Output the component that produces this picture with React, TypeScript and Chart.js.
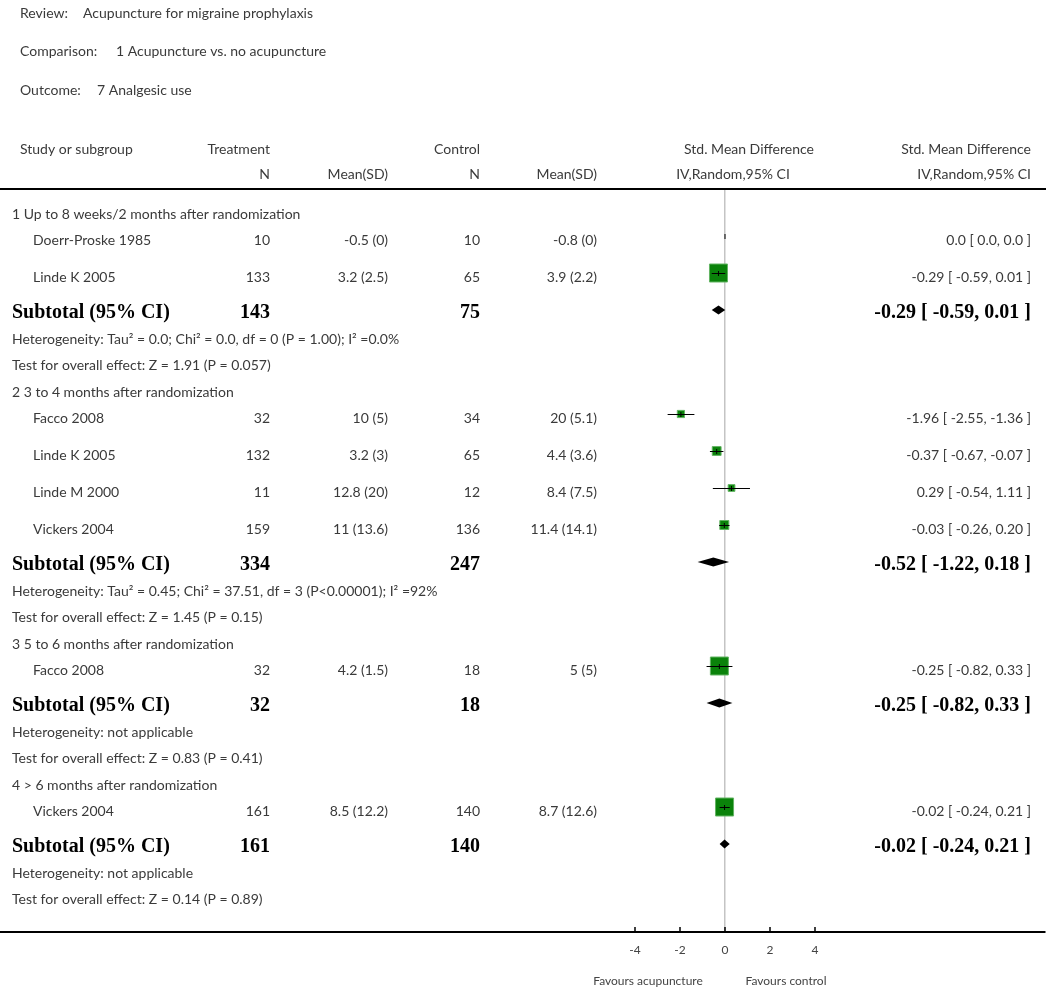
import React, { useEffect, useRef } from 'react';
import { Chart, registerables } from 'chart.js';

Chart.register(...registerables);

// ---------- data ----------
const reviewTitle = 'Acupuncture for migraine prophylaxis';
const comparisonTitle = '1 Acupuncture vs. no acupuncture';
const outcomeTitle = '7 Analgesic use';

const groupLabels = [
  '1 Up to 8 weeks/2 months after randomization',
  '2 3 to 4 months after randomization',
  '3 5 to 6 months after randomization',
  '4 > 6 months after randomization',
];

const studyNames = ['Doerr-Proske 1985', 'Linde K 2005', 'Facco 2008', 'Linde K 2005', 'Linde M 2000', 'Vickers 2004', 'Facco 2008', 'Vickers 2004'];
const studyGroup = [0, 0, 1, 1, 1, 1, 2, 3];
const treatN = [10, 133, 32, 132, 11, 159, 32, 161];
const treatMeanSD = ['-0.5 (0)', '3.2 (2.5)', '10 (5)', '3.2 (3)', '12.8 (20)', '11 (13.6)', '4.2 (1.5)', '8.5 (12.2)'];
const ctrlN = [10, 65, 34, 65, 12, 136, 18, 140];
const ctrlMeanSD = ['-0.8 (0)', '3.9 (2.2)', '20 (5.1)', '4.4 (3.6)', '8.4 (7.5)', '11.4 (14.1)', '5 (5)', '8.7 (12.6)'];
const studyEst = [0.0, -0.29, -1.96, -0.37, 0.29, -0.03, -0.25, -0.02];
const studyLo = [0.0, -0.59, -2.55, -0.67, -0.54, -0.26, -0.82, -0.24];
const studyHi = [0.0, 0.01, -1.36, -0.07, 1.11, 0.2, 0.33, 0.21];
const studyWeight = [0, 100, 16, 24, 14, 25, 100, 100];

const subTreatN = [143, 334, 32, 161];
const subCtrlN = [75, 247, 18, 140];
const subEst = [-0.29, -0.52, -0.25, -0.02];
const subLo = [-0.59, -1.22, -0.82, -0.24];
const subHi = [0.01, 0.18, 0.33, 0.21];

const heterogeneity = [
  'Heterogeneity: Tau² = 0.0; Chi² = 0.0, df = 0 (P = 1.00); I² =0.0%',
  'Heterogeneity: Tau² = 0.45; Chi² = 37.51, df = 3 (P<0.00001); I² =92%',
  'Heterogeneity: not applicable',
  'Heterogeneity: not applicable',
];
const overallTest = [
  'Test for overall effect: Z = 1.91 (P = 0.057)',
  'Test for overall effect: Z = 1.45 (P = 0.15)',
  'Test for overall effect: Z = 0.83 (P = 0.41)',
  'Test for overall effect: Z = 0.14 (P = 0.89)',
];

const xTicks = [-4, -2, 0, 2, 4];
const favoursLeft = 'Favours acupuncture';
const favoursRight = 'Favours control';

// ---------- layout ----------
const W = 1050;
const H = 992;
const PLOT_TOP = 189;
const PLOT_BOTTOM = 932;
const PLOT_RIGHT = 1045;
const ZERO_PX = 725;
const PX_PER_UNIT = 22.5;
const X_MIN = -ZERO_PX / PX_PER_UNIT;
const X_MAX = (PLOT_RIGHT - ZERO_PX) / PX_PER_UNIT;
const STUDY_MARK_SHIFT = 4; // marker sits slightly above the text line
const SUB_MARK_SHIFT = 3;

const SANS = 'Lato, "Open Sans", sans-serif';
const SERIF = '"Liberation Serif", "DejaVu Serif", serif';
const TEXT = '#3a3a3a';

type Row = { type: 'label' | 'study' | 'sub' | 'het' | 'test'; idx: number; y: number };

const GAPS: Record<string, number> = {
  'start>label': 25,
  'label>study': 26,
  'study>study': 37,
  'study>sub': 36,
  'sub>het': 26,
  'het>test': 26,
  'test>label': 27,
};

function buildRows(): Row[] {
  const rows: Row[] = [];
  let y = 0;
  let prev = 'start';
  const push = (type: Row['type'], idx: number) => {
    y += GAPS[`${prev}>${type}`] ?? 26;
    rows.push({ type, idx, y });
    prev = type;
  };
  groupLabels.forEach((_, g) => {
    push('label', g);
    studyNames.forEach((_, i) => {
      if (studyGroup[i] === g) push('study', i);
    });
    push('sub', g);
    push('het', g);
    push('test', g);
  });
  return rows;
}

const fmt = (v: number) => (v === 0 ? '0.0' : v.toFixed(2));
const ciLabel = (e: number, lo: number, hi: number) => `${fmt(e)} [ ${fmt(lo)}, ${fmt(hi)} ]`;
const boxSide = (w: number) => 18 * Math.sqrt(w / 100);

export default function App() {
  const ref = useRef<HTMLCanvasElement | null>(null);

  useEffect(() => {
    const canvas = ref.current;
    if (!canvas) return;
    const rows = buildRows();
    const studyY: number[] = [];
    const subY: number[] = [];
    rows.forEach((r) => {
      if (r.type === 'study') studyY[r.idx] = r.y - STUDY_MARK_SHIFT;
      if (r.type === 'sub') subY[r.idx] = r.y - SUB_MARK_SHIFT;
    });

    const forestPlugin = {
      id: 'forest',
      afterDatasetsDraw(chart: any) {
        const ctx = chart.ctx as CanvasRenderingContext2D;
        const xs = chart.scales.x;
        const ys = chart.scales.y;
        ctx.save();
        ctx.strokeStyle = '#000';
        ctx.fillStyle = '#000';
        ctx.lineWidth = 1;
        studyEst.forEach((e, i) => {
          const py = Math.round(ys.getPixelForValue(studyY[i])) + 0.5;
          const x1 = xs.getPixelForValue(studyLo[i]);
          const x2 = xs.getPixelForValue(studyHi[i]);
          const xe = xs.getPixelForValue(e);
          if (x2 - x1 > 0.5) {
            ctx.beginPath();
            ctx.moveTo(x1, py);
            ctx.lineTo(x2, py);
            ctx.stroke();
          }
          ctx.beginPath();
          ctx.moveTo(xe, py - 2.5);
          ctx.lineTo(xe, py + 2.5);
          ctx.stroke();
        });
        subEst.forEach((e, g) => {
          const py = ys.getPixelForValue(subY[g]);
          const x1 = xs.getPixelForValue(subLo[g]);
          const x2 = xs.getPixelForValue(subHi[g]);
          const xe = xs.getPixelForValue(e);
          ctx.beginPath();
          ctx.moveTo(x1, py);
          ctx.lineTo(xe, py - 4.5);
          ctx.lineTo(x2, py);
          ctx.lineTo(xe, py + 4.5);
          ctx.closePath();
          ctx.fill();
        });
        ctx.restore();
      },
      afterDraw(chart: any) {
        const ctx = chart.ctx as CanvasRenderingContext2D;
        const xs = chart.scales.x;
        const ys = chart.scales.y;
        const text = (s: string, x: number, y: number, align: CanvasTextAlign, font: string, color = TEXT) => {
          ctx.font = font;
          ctx.fillStyle = color;
          ctx.textAlign = align;
          ctx.textBaseline = 'middle';
          ctx.fillText(s, x, y);
        };
        const F = `14px ${SANS}`;
        const B = `bold 20px ${SERIF}`;
        ctx.save();
        // titles
        text('Review:', 20, 13, 'left', F);
        text(reviewTitle, 83, 13, 'left', F);
        text('Comparison:', 20, 51, 'left', F);
        text(comparisonTitle, 116, 51, 'left', F);
        text('Outcome:', 20, 90, 'left', F);
        text(outcomeTitle, 97, 90, 'left', F);
        // headers
        text('Study or subgroup', 20, 149, 'left', F);
        text('Treatment', 270, 149, 'right', F);
        text('N', 270, 174, 'right', F);
        text('Mean(SD)', 388, 174, 'right', F);
        text('Control', 480, 149, 'right', F);
        text('N', 480, 174, 'right', F);
        text('Mean(SD)', 597, 174, 'right', F);
        text('Std. Mean Difference', 749, 149, 'center', F);
        text('IV,Random,95% CI', 733, 174, 'center', F);
        text('Std. Mean Difference', 1031, 149, 'right', F);
        text('IV,Random,95% CI', 1031, 174, 'right', F);
        // rows
        rows.forEach((r) => {
          const py = ys.getPixelForValue(r.y);
          const i = r.idx;
          if (r.type === 'label') text(groupLabels[i], 12, py, 'left', F);
          else if (r.type === 'het') text(heterogeneity[i], 12, py, 'left', F);
          else if (r.type === 'test') text(overallTest[i], 12, py, 'left', F);
          else if (r.type === 'study') {
            text(studyNames[i], 33, py, 'left', F);
            text(String(treatN[i]), 270, py, 'right', F);
            text(treatMeanSD[i], 388, py, 'right', F);
            text(String(ctrlN[i]), 480, py, 'right', F);
            text(ctrlMeanSD[i], 597, py, 'right', F);
            text(ciLabel(studyEst[i], studyLo[i], studyHi[i]), 1031, py, 'right', F);
          } else if (r.type === 'sub') {
            text('Subtotal (95% CI)', 12, py, 'left', B, '#000');
            text(String(subTreatN[i]), 270, py, 'right', B, '#000');
            text(String(subCtrlN[i]), 480, py, 'right', B, '#000');
            text(ciLabel(subEst[i], subLo[i], subHi[i]), 1031, py, 'right', B, '#000');
          }
        });
        // tick marks (upward)
        ctx.strokeStyle = '#000';
        ctx.lineWidth = 1.5;
        const by = xs.top;
        xTicks.forEach((v) => {
          const px = xs.getPixelForValue(v);
          ctx.beginPath();
          ctx.moveTo(px, by);
          ctx.lineTo(px, by - 5);
          ctx.stroke();
        });
        // favours
        text(favoursLeft, 648, 981, 'center', `12px ${SANS}`, '#444');
        text(favoursRight, 786, 981, 'center', `12px ${SANS}`, '#444');
        ctx.restore();
      },
    };

    const chart = new Chart(canvas, {
      type: 'scatter',
      data: {
        datasets: [
          {
            data: studyEst.map((e, i) => ({ x: e, y: studyY[i] })),
            pointStyle: 'rect',
            pointRadius: studyWeight.map((w) => boxSide(w) / Math.SQRT2),
            backgroundColor: '#0a820a',
            borderColor: '#63b463',
            borderWidth: 1,
          },
        ],
      },
      options: {
        responsive: false,
        animation: false,
        events: [],
        layout: { autoPadding: false, padding: { left: 0, right: W - PLOT_RIGHT, top: 0, bottom: 0 } },
        plugins: { legend: { display: false }, tooltip: { enabled: false } },
        scales: {
          x: {
            type: 'linear',
            position: 'bottom',
            min: X_MIN,
            max: X_MAX,
            afterBuildTicks: (s: any) => {
              s.ticks = xTicks.map((v) => ({ value: v }));
            },
            afterFit: (s: any) => {
              s.height = H - PLOT_BOTTOM;
              s.paddingLeft = 0;
              s.paddingRight = 0;
            },
            grid: {
              drawTicks: false,
              color: (c: any) => (c.tick && c.tick.value === 0 ? '#c4c4c4' : 'rgba(0,0,0,0)'),
              lineWidth: 1.5,
            },
            border: { display: true, color: '#000', width: 2 },
            ticks: { padding: 11, color: '#444', font: { family: SANS, size: 12 }, autoSkip: false, maxRotation: 0 },
          },
          xTop: {
            type: 'linear',
            position: 'top',
            min: X_MIN,
            max: X_MAX,
            afterFit: (s: any) => {
              s.height = PLOT_TOP;
              s.paddingLeft = 0;
              s.paddingRight = 0;
            },
            grid: { display: false, drawTicks: false },
            border: { display: true, color: '#000', width: 2 },
            ticks: { display: false },
          },
          y: {
            type: 'linear',
            display: false,
            min: 0,
            max: PLOT_BOTTOM - PLOT_TOP,
            reverse: true,
          },
        },
      },
      plugins: [forestPlugin],
    } as any);

    return () => chart.destroy();
  }, []);

  return (
    <div style={{ position: 'absolute', left: 0, top: 0, width: W, height: H, background: '#fff' }}>
      <canvas ref={ref} width={W} height={H} style={{ display: 'block', width: W, height: H }} />
    </div>
  );
}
################
Up to and including the line containing "const outcomeTitle = '7 Analgesic use';", repeat every line from the start of the data, but none of the pictures.

#### Written answer
Output the component that produces this picture with React, TypeScript and Chart.js.
import React, { useEffect, useRef } from 'react';
import { Chart, registerables } from 'chart.js';

Chart.register(...registerables);

// ---------- data ----------
const reviewTitle = 'Acupuncture for migraine prophylaxis';
const comparisonTitle = '1 Acupuncture vs. no acupuncture';
const outcomeTitle = '7 Analgesic use';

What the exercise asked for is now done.